Problem	Resource	Common Approach	Better Approach
When to inspect	Attention	Uniform coverage or stronger model	GC zoning: allocate attention by impact scope
What to show	Input samples	Prohibition stacking	Anchors: shape output through input distribution

Both problems share the same premise: a model's compute is finite. The engineering lever is allocation strategy, not raw capability.

This isn't a philosophical claim — it's an engineering constraint. A code review burns a few thousand tokens of inference. Spreading that budget uniformly across every file is less effective than concentrating it on Eden-zone and cross-generation changes. Shoving raw requirement text into context is less effective than putting structural anchors at attention-relevant positions.

Consequences follow naturally:

Don't buy a stronger model to catch more bugs — spend existing attention where bugs actually hide
Don't write more prompt rules — give the model better examples
Don't reimplement review logic for every platform — put the decision table in the middle, let platforms execute

Models change every year. Attention allocation and sample distribution principles don't.

*This article is based on work from an open-source framework project. The GC-audit routing and platform-independent decision patterns are available as feature proposals in the repository.
From Shackles to
Anchors ·
We Built a "Grovel Index" to Measure LLM
Sycophancy

Top comments (2)

Mike Czerwinski • Jun 21

"Allocation beats capability" is the line. The Sonnet vs Opus framing as systematic search strategy rather than raw intelligence puts a clean name on something most operators feel but can't articulate.

The GC analogy lands. Eden vs Old Gen maps directly onto how I treat my own decision store: proposed decisions get high-frequency re-inspection (most die young), locked ones get scanned only when something explicitly contradicts them. The promotion event is the operator's call, not the model's — which is exactly the kind of allocation choice that no amount of model upgrade fixes.
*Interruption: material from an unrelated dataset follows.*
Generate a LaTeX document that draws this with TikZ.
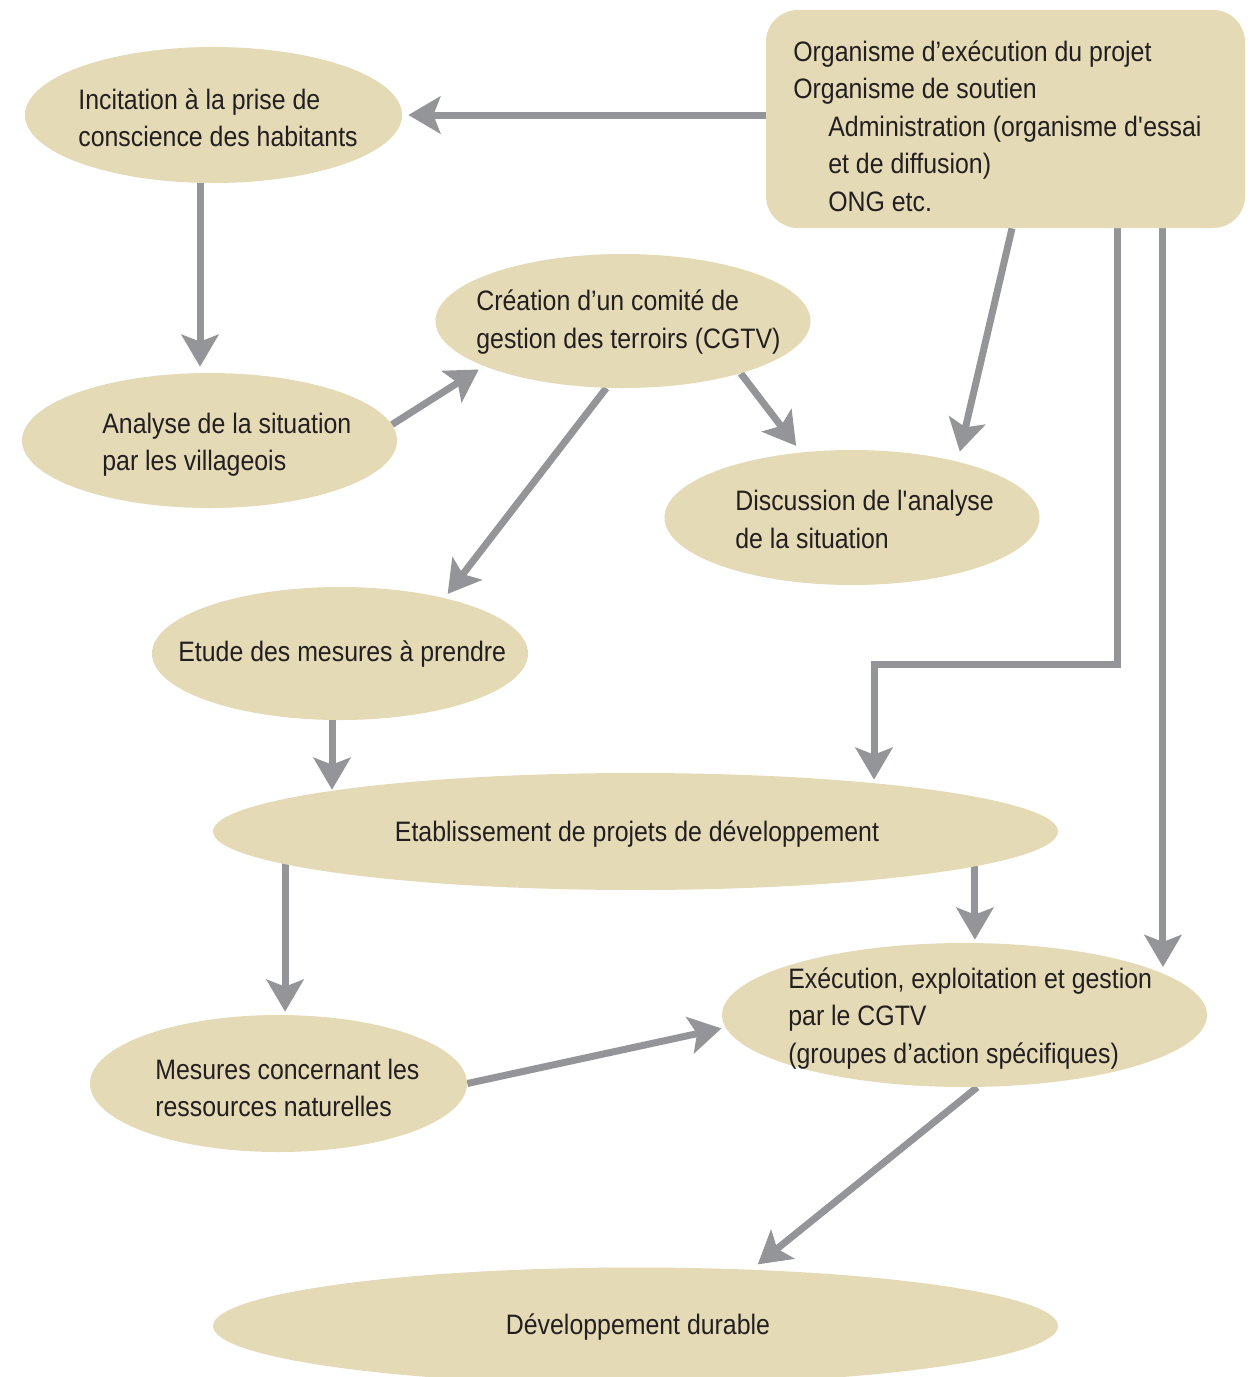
\documentclass[tikz,border=0pt]{standalone}
\usepackage{fontspec}
\setmainfont{Liberation Sans}[FakeStretch=0.885]
\usetikzlibrary{shapes.geometric,arrows.meta,backgrounds}
\definecolor{sand}{HTML}{E4DAB6}
\definecolor{arrowgrey}{HTML}{939598}
\definecolor{ink}{HTML}{231F20}
\tikzset{blob/.style={ellipse,fill=sand,inner sep=0pt},
         sz/.style 2 args={minimum width=#1*0.02cm,minimum height=#2*0.02cm},
         txt/.style={anchor=west,align=left,inner sep=0pt,text=ink,
            font=\fontsize{16}{21.3}\selectfont},
         link/.style={draw=arrowgrey,line width=0.14cm,shorten >=#1,
            -{Stealth[length=0.64cm,width=0.74cm,inset=0.14cm]}},
         link/.default=0.12cm}

\begin{document}
\begin{tikzpicture}[x=0.02cm,y=-0.02cm]
\useasboundingbox (0,0) rectangle (1255,1377);

\node[fill=sand,rounded corners=0.64cm,sz={479}{218}] (org) at (1005.5,119) {};
\node[txt] (org-txt) at (793,126) {Organisme d’exécution du projet\\
    Organisme de soutien\\
    \hspace*{0.7cm}Administration (organisme d\textquotesingle essai\\
    \hspace*{0.7cm}et de diffusion)\\
    \hspace*{0.7cm}ONG etc.};

\node[blob,sz={377}{136}] (inc) at (213.5,115) {};
\node[txt] (inc-txt) at (78,117.5) {Incitation à la prise de\\conscience des habitants};

\node[blob,sz={375}{135}] (analyse) at (209.5,440.5) {};
\node[txt] (analyse-txt) at (102,444.5) {Analyse de la situation\\par les villageois};

\node[blob,sz={375}{134}] (creation) at (623,321) {};
\node[txt] (creation-txt) at (476,322) {Création d’un comité de\\gestion des terroirs (CGTV)};

\node[blob,sz={375}{135}] (discussion) at (852,517.5) {};
\node[txt] (discussion-txt) at (735,519.5) {Discussion de l\textquotesingle analyse\\de la situation};

\node[blob,sz={376}{133}] (etude) at (340,653.5) {};
\node[txt] (etude-txt) at (178,654) {Etude des mesures à prendre};

\node[blob,sz={845}{117}] (etab) at (635.5,831.5) {};
\node[txt,anchor=center] (etab-txt) at (637,834) {Etablissement de projets de développement};

\node[blob,sz={485}{144}] (exec) at (964.5,1015) {};
\node[txt] (exec-txt) at (788,1018.5) {Exécution, exploitation et gestion\\par le CGTV\\(groupes d’action spécifiques)};

\node[blob,sz={377}{137}] (mesures) at (278.5,1083.5) {};
\node[txt] (mesures-txt) at (155,1088) {Mesures concernant les\\ressources naturelles};

\node[blob,sz={845}{117}] (dev) at (635.5,1326) {};
\node[txt,anchor=center] (dev-txt) at (638,1327) {Développement durable};

\coordinate (bend) at (874,664);

\begin{pgfonlayer}{background}
\draw[link] (org.west |- inc.east) -- (inc.east);
\draw[link=0.12cm] ([xshift=-0.27cm]inc.south) -- ([xshift=-0.27cm]inc.south |- analyse.north);
\draw[link] (analyse.5) -- (creation.198);
\draw[link=0.16cm] (creation.-24) -- (discussion.128);
\draw[link=0.2cm] ([xshift=0.13cm]org.south) -- (discussion.28);
\draw[link=0.1cm] (creation.256) -- (etude.28);
\draw[link=0.08cm] ([xshift=2.25cm]org.south) |- (bend) -- (bend |- etab.11);
\draw[link] ([xshift=3.15cm]org.south) -- ([xshift=3.15cm]org.south |- exec.12);
\draw[link=0pt] ([xshift=-0.16cm]etude.south) -- ([xshift=-0.16cm]etude.south |- etab.172);
\draw[link=0.06cm] ([xshift=-7.01cm]etab.center) -- ([xshift=-7.01cm]etab.center |- mesures.north);
\draw[link=0.06cm] ([xshift=6.79cm]etab.center) -- ([xshift=6.79cm]etab.center |- exec.north);
\draw[link=0.08cm] (mesures.east) -- (exec.183);
\draw[link=0.16cm] (exec.280) -- (dev.26);
\end{pgfonlayer}
\end{tikzpicture}
\end{document}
The point I'd push hardest: anchors > prohibition rules. Stacking "don't do X" instructions degrades fast because they compete for attention. One concrete example in context shapes output for free. I've stopped writing prohibition lists in persona files for this reason — every "never" gets replaced by a worked example of what "instead" looks like.

Question: do you treat allocation discipline as teachable craft, or does it require infrastructure (state stores, registries) that the operator builds first? My current bet — allocation thinking only emerges after the operator has somewhere to put the allocations.

Framework angle on the same axis: dev.to/jugeni/vibe-coding-is-not-a-level-its-an-axis-12gb

zxpmail • Jun 29

Mike, thanks for the thoughtful read — and I’m glad the GC framing resonated. You’ve put your finger on the exact question that keeps me up at night: is allocation discipline a teachable craft, or does it require infrastructure first?

My current answer is: infrastructure is the enabler, but craft is what makes it stick.

You can’t reliably practice allocation without a place to record assumptions and change cards — that’s the registry/state store. Without it, “review what changed” is just hand-waving. So in that sense, I agree: the operator has to build (or adopt) the scaffolding first, or the discipline never materializes.

That said, I’ve seen teams with the exact same registry fail to use it well, and teams with a simple CHANGELOG.md do wonders — because they had a shared ritual. The infrastructure lowers the cost of good allocation; the craft is the habit of actually reading the registry before writing code, and promoting decisions only when they’ve survived enough cycles.

So I’d reframe: infrastructure is necessary but not sufficient — the real unlock is coupling it with a lightweight ceremony (e.g., the “Phase Complete” card). The registry makes the ceremony cheap; the ceremony makes the registry useful.

I’ll check out your piece on vibe coding — sounds like we’re circling the same axis from different angles. Thanks again for the push.